* **The exercise**
Only the lines from the line containing "Emit a component" to the line containing "import * as", with both of those lines, are to be repeated exactly. Leave the images out.

* **Task input**
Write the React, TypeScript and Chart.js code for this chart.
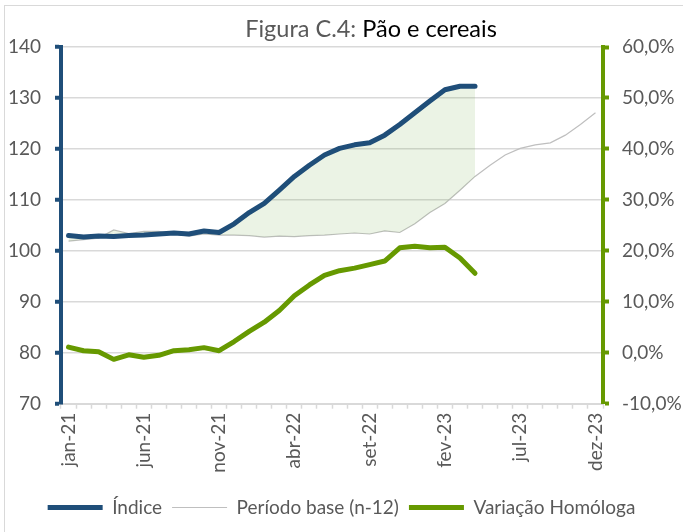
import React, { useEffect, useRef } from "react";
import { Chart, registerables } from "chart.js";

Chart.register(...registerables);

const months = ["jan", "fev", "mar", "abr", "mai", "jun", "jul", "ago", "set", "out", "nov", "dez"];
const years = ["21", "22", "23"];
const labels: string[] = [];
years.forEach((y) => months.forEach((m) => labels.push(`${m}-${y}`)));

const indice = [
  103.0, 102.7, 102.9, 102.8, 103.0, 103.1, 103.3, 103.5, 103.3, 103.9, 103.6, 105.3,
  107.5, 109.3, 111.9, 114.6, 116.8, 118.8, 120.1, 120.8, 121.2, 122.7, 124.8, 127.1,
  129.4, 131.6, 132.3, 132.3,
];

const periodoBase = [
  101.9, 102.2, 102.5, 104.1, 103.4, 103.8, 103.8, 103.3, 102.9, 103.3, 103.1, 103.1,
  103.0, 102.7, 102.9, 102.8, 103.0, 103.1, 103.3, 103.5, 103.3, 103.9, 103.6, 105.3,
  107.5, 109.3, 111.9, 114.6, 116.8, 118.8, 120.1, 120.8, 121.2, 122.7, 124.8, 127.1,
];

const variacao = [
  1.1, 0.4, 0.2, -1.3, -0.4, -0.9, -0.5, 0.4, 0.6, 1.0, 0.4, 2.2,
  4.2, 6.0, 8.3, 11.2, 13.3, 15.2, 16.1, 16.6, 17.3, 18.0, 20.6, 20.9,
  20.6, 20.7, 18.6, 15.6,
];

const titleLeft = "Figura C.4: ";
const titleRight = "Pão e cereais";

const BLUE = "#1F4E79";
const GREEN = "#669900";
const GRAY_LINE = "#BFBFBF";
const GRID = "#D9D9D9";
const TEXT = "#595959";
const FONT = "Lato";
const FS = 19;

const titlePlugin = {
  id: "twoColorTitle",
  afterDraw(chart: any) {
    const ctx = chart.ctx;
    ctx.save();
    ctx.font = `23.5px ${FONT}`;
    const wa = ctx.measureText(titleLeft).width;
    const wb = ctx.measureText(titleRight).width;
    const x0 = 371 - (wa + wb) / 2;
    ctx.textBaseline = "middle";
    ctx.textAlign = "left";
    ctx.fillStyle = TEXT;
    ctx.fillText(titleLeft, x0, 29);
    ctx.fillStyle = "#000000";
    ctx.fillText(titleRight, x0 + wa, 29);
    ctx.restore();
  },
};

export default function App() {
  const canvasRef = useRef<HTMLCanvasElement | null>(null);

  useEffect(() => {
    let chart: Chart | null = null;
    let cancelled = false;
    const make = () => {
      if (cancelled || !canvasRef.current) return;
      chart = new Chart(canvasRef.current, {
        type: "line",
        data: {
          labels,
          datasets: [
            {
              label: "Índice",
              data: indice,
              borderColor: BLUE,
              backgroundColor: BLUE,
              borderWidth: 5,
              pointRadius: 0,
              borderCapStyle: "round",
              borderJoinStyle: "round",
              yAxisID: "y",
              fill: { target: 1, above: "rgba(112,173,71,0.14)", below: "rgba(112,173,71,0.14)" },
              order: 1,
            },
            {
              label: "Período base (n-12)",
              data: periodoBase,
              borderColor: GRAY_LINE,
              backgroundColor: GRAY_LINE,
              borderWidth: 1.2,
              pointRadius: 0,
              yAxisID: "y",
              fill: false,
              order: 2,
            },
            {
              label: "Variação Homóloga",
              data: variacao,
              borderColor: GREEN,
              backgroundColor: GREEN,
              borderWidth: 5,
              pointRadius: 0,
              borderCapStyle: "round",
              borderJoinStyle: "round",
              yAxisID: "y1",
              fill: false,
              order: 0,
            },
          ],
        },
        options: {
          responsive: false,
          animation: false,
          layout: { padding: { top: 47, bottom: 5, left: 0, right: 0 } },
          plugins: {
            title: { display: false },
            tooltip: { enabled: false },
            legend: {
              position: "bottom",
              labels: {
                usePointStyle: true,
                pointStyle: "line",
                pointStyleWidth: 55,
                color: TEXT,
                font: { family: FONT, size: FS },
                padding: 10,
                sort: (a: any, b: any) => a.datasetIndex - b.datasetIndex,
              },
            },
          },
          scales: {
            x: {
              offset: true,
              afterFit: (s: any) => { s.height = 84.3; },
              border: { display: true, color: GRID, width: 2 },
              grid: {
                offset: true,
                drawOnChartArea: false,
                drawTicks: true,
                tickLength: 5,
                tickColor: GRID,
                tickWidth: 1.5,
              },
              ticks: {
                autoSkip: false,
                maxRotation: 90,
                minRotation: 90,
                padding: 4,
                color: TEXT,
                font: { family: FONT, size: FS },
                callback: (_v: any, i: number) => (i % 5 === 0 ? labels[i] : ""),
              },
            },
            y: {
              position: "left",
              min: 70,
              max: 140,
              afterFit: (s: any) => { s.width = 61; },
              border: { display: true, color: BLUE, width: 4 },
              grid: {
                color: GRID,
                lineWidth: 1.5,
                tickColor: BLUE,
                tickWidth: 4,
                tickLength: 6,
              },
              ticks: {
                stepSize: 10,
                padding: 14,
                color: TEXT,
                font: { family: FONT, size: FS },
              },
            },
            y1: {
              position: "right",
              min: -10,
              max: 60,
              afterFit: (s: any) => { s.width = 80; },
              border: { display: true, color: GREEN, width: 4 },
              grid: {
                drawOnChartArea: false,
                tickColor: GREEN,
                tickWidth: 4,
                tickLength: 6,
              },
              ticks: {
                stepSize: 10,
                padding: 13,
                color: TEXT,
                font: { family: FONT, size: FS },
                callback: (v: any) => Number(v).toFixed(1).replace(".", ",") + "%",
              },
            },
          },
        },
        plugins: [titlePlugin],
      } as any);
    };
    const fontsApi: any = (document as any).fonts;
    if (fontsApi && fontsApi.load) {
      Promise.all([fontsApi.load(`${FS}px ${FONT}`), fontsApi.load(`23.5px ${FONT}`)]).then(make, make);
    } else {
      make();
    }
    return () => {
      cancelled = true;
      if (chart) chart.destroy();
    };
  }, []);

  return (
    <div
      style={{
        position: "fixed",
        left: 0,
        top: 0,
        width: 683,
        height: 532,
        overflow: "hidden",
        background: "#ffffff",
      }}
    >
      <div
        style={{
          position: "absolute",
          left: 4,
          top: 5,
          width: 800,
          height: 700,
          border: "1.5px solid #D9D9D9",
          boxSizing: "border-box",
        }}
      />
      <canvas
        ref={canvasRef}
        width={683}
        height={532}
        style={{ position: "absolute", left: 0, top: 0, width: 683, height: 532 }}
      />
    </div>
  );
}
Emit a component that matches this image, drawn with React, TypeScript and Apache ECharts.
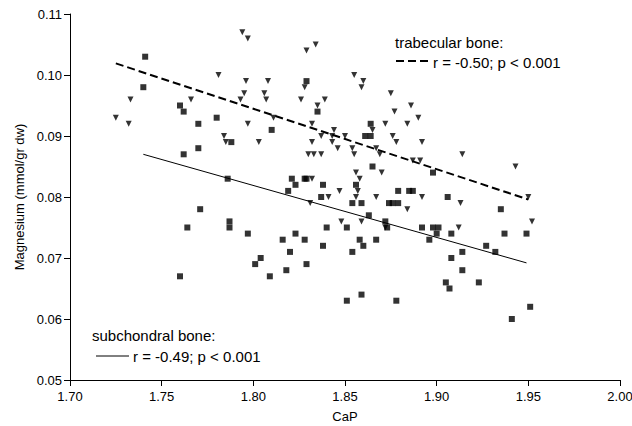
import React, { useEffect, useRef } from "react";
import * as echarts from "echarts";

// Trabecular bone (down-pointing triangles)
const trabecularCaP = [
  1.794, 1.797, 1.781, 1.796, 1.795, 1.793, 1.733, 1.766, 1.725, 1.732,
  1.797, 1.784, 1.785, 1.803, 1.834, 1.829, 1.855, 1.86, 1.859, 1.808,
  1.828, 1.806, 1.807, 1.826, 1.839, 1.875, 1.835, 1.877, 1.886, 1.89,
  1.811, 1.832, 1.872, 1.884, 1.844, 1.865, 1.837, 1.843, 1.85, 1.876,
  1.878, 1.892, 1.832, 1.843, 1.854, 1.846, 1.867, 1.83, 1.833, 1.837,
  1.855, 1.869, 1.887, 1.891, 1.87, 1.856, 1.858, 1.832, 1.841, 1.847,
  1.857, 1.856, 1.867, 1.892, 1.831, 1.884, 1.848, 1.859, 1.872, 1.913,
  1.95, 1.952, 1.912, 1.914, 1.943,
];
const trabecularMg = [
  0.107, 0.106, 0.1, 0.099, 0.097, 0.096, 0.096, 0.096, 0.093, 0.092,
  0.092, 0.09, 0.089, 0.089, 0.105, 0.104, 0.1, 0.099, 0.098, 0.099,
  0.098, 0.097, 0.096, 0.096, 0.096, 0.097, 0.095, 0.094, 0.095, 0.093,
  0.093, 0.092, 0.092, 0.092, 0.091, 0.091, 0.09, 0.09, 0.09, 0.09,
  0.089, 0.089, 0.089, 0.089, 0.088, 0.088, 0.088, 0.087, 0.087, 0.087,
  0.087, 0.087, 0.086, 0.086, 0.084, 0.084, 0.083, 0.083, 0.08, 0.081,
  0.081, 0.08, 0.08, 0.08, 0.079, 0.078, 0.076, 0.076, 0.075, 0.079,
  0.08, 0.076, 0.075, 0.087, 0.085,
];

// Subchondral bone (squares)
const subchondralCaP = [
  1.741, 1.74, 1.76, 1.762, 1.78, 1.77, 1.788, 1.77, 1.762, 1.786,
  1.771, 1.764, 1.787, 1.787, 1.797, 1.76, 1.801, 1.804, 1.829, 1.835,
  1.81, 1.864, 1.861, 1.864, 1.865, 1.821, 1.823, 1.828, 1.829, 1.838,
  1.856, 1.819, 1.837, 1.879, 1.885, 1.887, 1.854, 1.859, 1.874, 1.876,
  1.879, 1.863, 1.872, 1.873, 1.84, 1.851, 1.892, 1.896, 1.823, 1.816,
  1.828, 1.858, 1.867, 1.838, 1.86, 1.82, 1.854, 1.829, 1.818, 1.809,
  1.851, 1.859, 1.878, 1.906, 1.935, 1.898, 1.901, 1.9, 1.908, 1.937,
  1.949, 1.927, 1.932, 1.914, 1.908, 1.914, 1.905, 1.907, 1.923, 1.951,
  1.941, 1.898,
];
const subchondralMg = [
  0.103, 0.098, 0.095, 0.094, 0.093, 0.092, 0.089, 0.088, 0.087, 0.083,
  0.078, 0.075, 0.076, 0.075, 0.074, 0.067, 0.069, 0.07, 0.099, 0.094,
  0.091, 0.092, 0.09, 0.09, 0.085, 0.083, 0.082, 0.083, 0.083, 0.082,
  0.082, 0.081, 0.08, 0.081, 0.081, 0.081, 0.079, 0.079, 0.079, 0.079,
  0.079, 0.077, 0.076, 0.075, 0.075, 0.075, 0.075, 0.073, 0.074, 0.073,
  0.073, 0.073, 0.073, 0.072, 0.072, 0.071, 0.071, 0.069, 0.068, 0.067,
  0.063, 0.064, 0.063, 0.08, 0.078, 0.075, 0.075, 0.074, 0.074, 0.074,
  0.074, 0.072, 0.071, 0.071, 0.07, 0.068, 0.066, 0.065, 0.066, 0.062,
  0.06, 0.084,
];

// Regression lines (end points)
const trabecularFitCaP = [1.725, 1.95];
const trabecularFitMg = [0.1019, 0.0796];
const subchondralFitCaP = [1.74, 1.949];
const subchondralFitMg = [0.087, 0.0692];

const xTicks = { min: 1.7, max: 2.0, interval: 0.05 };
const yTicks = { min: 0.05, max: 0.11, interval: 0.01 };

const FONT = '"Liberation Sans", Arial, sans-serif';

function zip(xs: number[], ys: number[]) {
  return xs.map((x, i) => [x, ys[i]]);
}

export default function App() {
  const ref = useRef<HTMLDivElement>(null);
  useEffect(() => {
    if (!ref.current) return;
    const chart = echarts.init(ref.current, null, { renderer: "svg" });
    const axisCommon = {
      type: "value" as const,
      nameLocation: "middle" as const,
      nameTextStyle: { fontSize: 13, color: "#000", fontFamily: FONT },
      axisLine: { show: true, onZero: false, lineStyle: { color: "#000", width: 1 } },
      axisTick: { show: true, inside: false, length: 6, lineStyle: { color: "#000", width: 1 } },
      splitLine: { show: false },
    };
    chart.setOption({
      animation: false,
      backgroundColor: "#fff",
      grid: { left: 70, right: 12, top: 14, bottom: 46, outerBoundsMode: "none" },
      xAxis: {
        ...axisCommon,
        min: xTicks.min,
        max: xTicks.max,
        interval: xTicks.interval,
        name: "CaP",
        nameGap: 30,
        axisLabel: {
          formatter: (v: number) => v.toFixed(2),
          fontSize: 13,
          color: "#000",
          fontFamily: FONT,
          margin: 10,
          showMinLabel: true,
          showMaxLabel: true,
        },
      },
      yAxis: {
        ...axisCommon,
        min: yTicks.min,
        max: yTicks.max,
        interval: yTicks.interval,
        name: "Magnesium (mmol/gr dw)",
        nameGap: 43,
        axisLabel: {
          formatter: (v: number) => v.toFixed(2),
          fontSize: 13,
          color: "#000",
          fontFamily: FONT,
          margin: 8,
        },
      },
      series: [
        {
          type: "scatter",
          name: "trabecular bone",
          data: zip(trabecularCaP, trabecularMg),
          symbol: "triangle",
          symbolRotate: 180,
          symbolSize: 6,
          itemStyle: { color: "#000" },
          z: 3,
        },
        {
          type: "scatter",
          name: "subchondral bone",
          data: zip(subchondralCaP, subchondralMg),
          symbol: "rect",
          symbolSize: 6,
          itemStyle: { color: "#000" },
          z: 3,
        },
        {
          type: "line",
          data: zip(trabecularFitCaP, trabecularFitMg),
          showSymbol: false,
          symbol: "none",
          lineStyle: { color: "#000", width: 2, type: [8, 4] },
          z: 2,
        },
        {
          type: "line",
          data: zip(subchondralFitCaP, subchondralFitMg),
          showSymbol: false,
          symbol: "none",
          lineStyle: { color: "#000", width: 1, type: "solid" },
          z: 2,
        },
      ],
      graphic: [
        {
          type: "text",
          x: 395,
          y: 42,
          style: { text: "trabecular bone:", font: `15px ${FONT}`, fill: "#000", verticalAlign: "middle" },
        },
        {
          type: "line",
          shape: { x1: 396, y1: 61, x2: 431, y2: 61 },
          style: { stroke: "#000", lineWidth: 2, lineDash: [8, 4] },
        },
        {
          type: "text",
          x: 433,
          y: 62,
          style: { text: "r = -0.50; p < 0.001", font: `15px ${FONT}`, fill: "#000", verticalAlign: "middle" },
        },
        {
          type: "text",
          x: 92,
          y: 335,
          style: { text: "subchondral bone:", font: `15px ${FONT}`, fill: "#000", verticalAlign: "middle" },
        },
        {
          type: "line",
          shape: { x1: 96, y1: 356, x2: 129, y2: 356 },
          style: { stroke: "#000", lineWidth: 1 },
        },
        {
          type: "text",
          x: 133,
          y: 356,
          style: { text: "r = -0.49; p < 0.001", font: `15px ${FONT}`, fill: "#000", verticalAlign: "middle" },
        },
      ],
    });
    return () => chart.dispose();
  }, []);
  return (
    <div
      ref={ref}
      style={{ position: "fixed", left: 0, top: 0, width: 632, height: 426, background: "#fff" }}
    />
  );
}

* **Solution**
Emit a component that matches this image, drawn with React, TypeScript and Apache ECharts.
import React, { useEffect, useRef } from "react";
import * as echarts from "echarts";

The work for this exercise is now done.